SEC signals stepped-up SPAC enforcement with Momentus charges
U.S. securities regulators aren't yet strengthening disclosure rules on SPACs, but they are beginning to step up enforcement of existing rules.
Driving the news: The Securities and Exchange Commission on Tuesday announced charges and a settlement with several entities and people involved in a 2020 SPAC deal for space cargo company Momentus.
- That transaction, first announced in late 2020 but still not closed, was designed to bring Momentus public at a $1.1 billion enterprise value via Stable Road Acquisition, and included a $175 million PIPE. The valuation was recently slashed to $567 million.
- The SEC accused Momentus of making misleading public statements about the results of its in-space tests and accused Stable Road of insufficient due diligence on both those tests and national security concerns involving former Momentus CEO Mikhail Kokorich (this morning the company added ex-Defense Department official John Rood as its new CEO).
- Momentus agreed to pay $7 million in penalties while Stable Road will pay $1 million, and PIPE investors will be given permission to terminate their subscription agreements prior to the deal's shareholder approval vote.
- Prior to the SPAC deal, Momentus had raised nearly $90 million in VC funding, and received a PPP loan.

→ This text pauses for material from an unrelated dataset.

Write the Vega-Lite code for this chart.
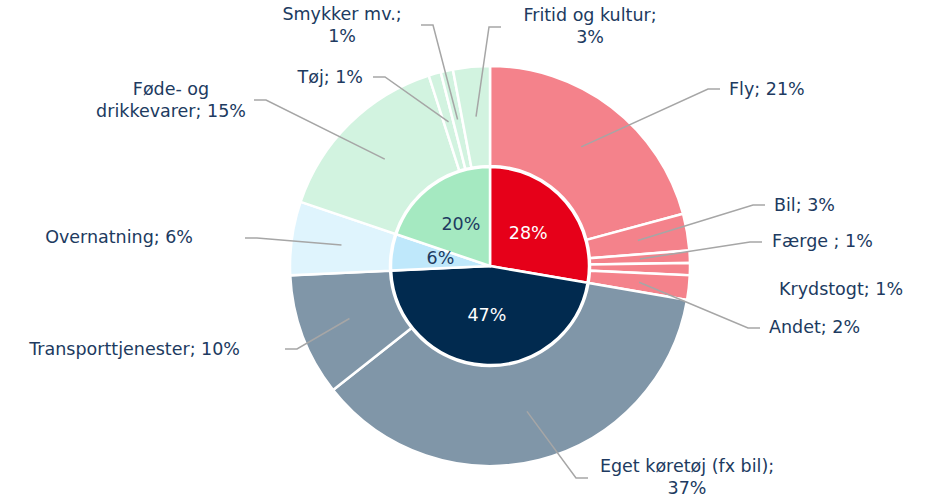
{
  "$schema": "https://vega.github.io/schema/vega-lite/v6.json",
  "width": 884,
  "height": 470,
  "padding": {"left": 48, "top": 31, "right": 0, "bottom": 0},
  "autosize": {"type": "none"},
  "background": "white",
  "config": {"view": {"stroke": null}, "font": "DejaVu Sans"},
  "resolve": {"scale": {"color": "independent"}},
  "datasets": {
    "groups": [
      {"order": 1, "group": "Rejse til/fra", "value": 28, "label": "28%"},
      {"order": 2, "group": "Lokal transport", "value": 47, "label": "47%"},
      {"order": 3, "group": "Overnatning", "value": 6, "label": "6%"},
      {"order": 4, "group": "Indkøb", "value": 20, "label": "20%"}
    ],
    "spending": [
      {"order": 1, "group": "Rejse til/fra", "sub": "Fly", "value": 21, "label": "Fly; 21%"},
      {"order": 2, "group": "Rejse til/fra", "sub": "Bil", "value": 3, "label": "Bil; 3%"},
      {"order": 3, "group": "Rejse til/fra", "sub": "Færge", "value": 1, "label": "Færge ; 1%"},
      {"order": 4, "group": "Rejse til/fra", "sub": "Krydstogt", "value": 1, "label": "Krydstogt; 1%"},
      {"order": 5, "group": "Rejse til/fra", "sub": "Andet", "value": 2, "label": "Andet; 2%"},
      {"order": 6, "group": "Lokal transport", "sub": "Eget køretøj", "value": 37, "label": "Eget køretøj (fx bil);\n37%"},
      {"order": 7, "group": "Lokal transport", "sub": "Transporttjenester", "value": 10, "label": "Transporttjenester; 10%"},
      {"order": 8, "group": "Overnatning", "sub": "Overnatning", "value": 6, "label": "Overnatning; 6%"},
      {"order": 9, "group": "Indkøb", "sub": "Føde- og drikkevarer", "value": 15, "label": "Føde- og\ndrikkevarer; 15%"},
      {"order": 10, "group": "Indkøb", "sub": "Tøj", "value": 1, "label": "Tøj; 1%"},
      {"order": 11, "group": "Indkøb", "sub": "Smykker mv.", "value": 1, "label": "Smykker mv.;\n1%"},
      {"order": 12, "group": "Indkøb", "sub": "Fritid og kultur", "value": 3, "label": "Fritid og kultur;\n3%"}
    ],
    "labelLayout": [
      {"sub": "Fly", "ex": 218, "ey": 177, "tx": 239, "ty": 176, "align": "left"},
      {"sub": "Bil", "ex": 263, "ey": 61, "tx": 284, "ty": 60, "align": "left"},
      {"sub": "Færge", "ex": 260, "ey": 24, "tx": 282, "ty": 24, "align": "left"},
      {"sub": "Krydstogt", "ex": null, "ey": null, "tx": 289, "ty": -24, "align": "left"},
      {"sub": "Andet", "ex": 258, "ey": -62, "tx": 279, "ty": -62, "align": "left"},
      {"sub": "Eget køretøj", "ex": 86, "ey": -212, "tx": 197, "ty": -201, "align": "center"},
      {"sub": "Transporttjenester", "ex": -193, "ey": -83, "tx": -250, "ty": -83.5, "align": "right"},
      {"sub": "Overnatning", "ex": -233, "ey": 28, "tx": -297, "ty": 28.5, "align": "right"},
      {"sub": "Føde- og drikkevarer", "ex": -224, "ey": 166, "tx": -319, "ty": 176, "align": "center"},
      {"sub": "Tøj", "ex": -105, "ey": 189, "tx": -127, "ty": 188.5, "align": "right"},
      {"sub": "Smykker mv.", "ex": -57, "ey": 241, "tx": -148, "ty": 251, "align": "center"},
      {"sub": "Fritid og kultur", "ex": -1, "ey": 239, "tx": 100, "ty": 250.5, "align": "center"}
    ]
  },
  "layer": [
    {
      "data": {"name": "spending"},
      "mark": {"type": "arc", "innerRadius": 100, "outerRadius": 200, "stroke": "white", "strokeWidth": 2.5},
      "encoding": {
        "theta": {"field": "value", "type": "quantitative", "stack": true},
        "order": {"field": "order", "type": "quantitative"},
        "color": {
          "field": "group", "type": "nominal", "legend": null,
          "scale": {"domain": ["Rejse til/fra", "Lokal transport", "Overnatning", "Indkøb"], "range": ["#F4828B", "#8096A8", "#DFF4FD", "#D2F3E0"]}
        }
      }
    },
    {
      "data": {"name": "groups"},
      "mark": {"type": "arc", "outerRadius": 99, "stroke": "white", "strokeWidth": 2.5},
      "encoding": {
        "theta": {"field": "value", "type": "quantitative", "stack": true},
        "order": {"field": "order", "type": "quantitative"},
        "color": {
          "field": "group", "type": "nominal", "legend": null,
          "scale": {"domain": ["Rejse til/fra", "Lokal transport", "Overnatning", "Indkøb"], "range": ["#E60019", "#012A4F", "#BFE8FB", "#A5E9C1"]}
        }
      }
    },
    {
      "data": {"name": "groups"},
      "mark": {"type": "text", "radius": 50, "fontSize": 17.5, "align": "center", "baseline": "middle"},
      "encoding": {
        "theta": {"field": "value", "type": "quantitative", "stack": true},
        "order": {"field": "order", "type": "quantitative"},
        "text": {"field": "label"},
        "color": {
          "condition": {"test": "datum.group === 'Rejse til/fra' || datum.group === 'Lokal transport'", "value": "#FFFFFF"},
          "value": "#203A60"
        }
      }
    },
    {
      "data": {"name": "spending"},
      "transform": [
        {"joinaggregate": [{"op": "sum", "field": "value", "as": "total"}]},
        {"window": [{"op": "sum", "field": "value", "as": "cum"}], "sort": [{"field": "order"}], "frame": [null, 0]},
        {"calculate": "(datum.cum - datum.value / 2) / datum.total * 2 * PI", "as": "mid"},
        {"lookup": "sub", "from": {"data": {"name": "labelLayout"}, "key": "sub", "fields": ["ex", "ey", "tx"]}},
        {"filter": "isValid(datum.ex)"},
        {"calculate": "[150 * sin(datum.mid), datum.ex, datum.ex + (datum.tx > datum.ex ? 12 : -12)]", "as": "px"},
        {"calculate": "[150 * cos(datum.mid), datum.ey, datum.ey]", "as": "py"},
        {"calculate": "[0, 1, 2]", "as": "step"},
        {"flatten": ["px", "py", "step"]}
      ],
      "mark": {"type": "line", "color": "#A6A6A6", "strokeWidth": 1.5, "strokeJoin": "miter"},
      "encoding": {
        "x": {"field": "px", "type": "quantitative", "scale": {"domain": [-442, 442], "nice": false, "zero": false}, "axis": null},
        "y": {"field": "py", "type": "quantitative", "scale": {"domain": [-235, 235], "nice": false, "zero": false}, "axis": null},
        "detail": {"field": "sub"},
        "order": {"field": "step", "type": "quantitative"}
      }
    },
    {
      "data": {"name": "spending"},
      "transform": [
        {"lookup": "sub", "from": {"data": {"name": "labelLayout"}, "key": "sub", "fields": ["tx", "ty", "align"]}},
        {"filter": "datum.align === 'left'"}
      ],
      "mark": {"type": "text", "align": "left", "baseline": "middle", "fontSize": 17.5, "color": "#203A60", "lineBreak": "\n", "lineHeight": 22},
      "encoding": {
        "x": {"field": "tx", "type": "quantitative", "scale": {"domain": [-442, 442], "nice": false, "zero": false}, "axis": null},
        "y": {"field": "ty", "type": "quantitative", "scale": {"domain": [-235, 235], "nice": false, "zero": false}, "axis": null},
        "text": {"field": "label"}
      }
    },
    {
      "data": {"name": "spending"},
      "transform": [
        {"lookup": "sub", "from": {"data": {"name": "labelLayout"}, "key": "sub", "fields": ["tx", "ty", "align"]}},
        {"filter": "datum.align === 'right'"}
      ],
      "mark": {"type": "text", "align": "right", "baseline": "middle", "fontSize": 17.5, "color": "#203A60", "lineBreak": "\n", "lineHeight": 22},
      "encoding": {
        "x": {"field": "tx", "type": "quantitative", "scale": {"domain": [-442, 442], "nice": false, "zero": false}, "axis": null},
        "y": {"field": "ty", "type": "quantitative", "scale": {"domain": [-235, 235], "nice": false, "zero": false}, "axis": null},
        "text": {"field": "label"}
      }
    },
    {
      "data": {"name": "spending"},
      "transform": [
        {"lookup": "sub", "from": {"data": {"name": "labelLayout"}, "key": "sub", "fields": ["tx", "ty", "align"]}},
        {"filter": "datum.align === 'center'"}
      ],
      "mark": {"type": "text", "align": "center", "baseline": "middle", "fontSize": 17.5, "color": "#203A60", "lineBreak": "\n", "lineHeight": 22},
      "encoding": {
        "x": {"field": "tx", "type": "quantitative", "scale": {"domain": [-442, 442], "nice": false, "zero": false}, "axis": null},
        "y": {"field": "ty", "type": "quantitative", "scale": {"domain": [-235, 235], "nice": false, "zero": false}, "axis": null},
        "text": {"field": "label"}
      }
    }
  ]
}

What SEC chair Gary Gensler is saying: "The fact that Momentus lied to Stable Road does not absolve Stable Road of its failure to undertake adequate due diligence."
The big picture: This situation will fuel SPAC critics who argue that public investors are getting taken in by futuristic tech promises that are unlikely to pan out, particularly in areas like space.
- It also offsets Saturday's successful test flight by Virgin Galactic, which went public via SPAC in 2019 (although its stock has sagged so far this week).
The bottom line: You can't spell space without SPAC, nor can you spell it without SEC.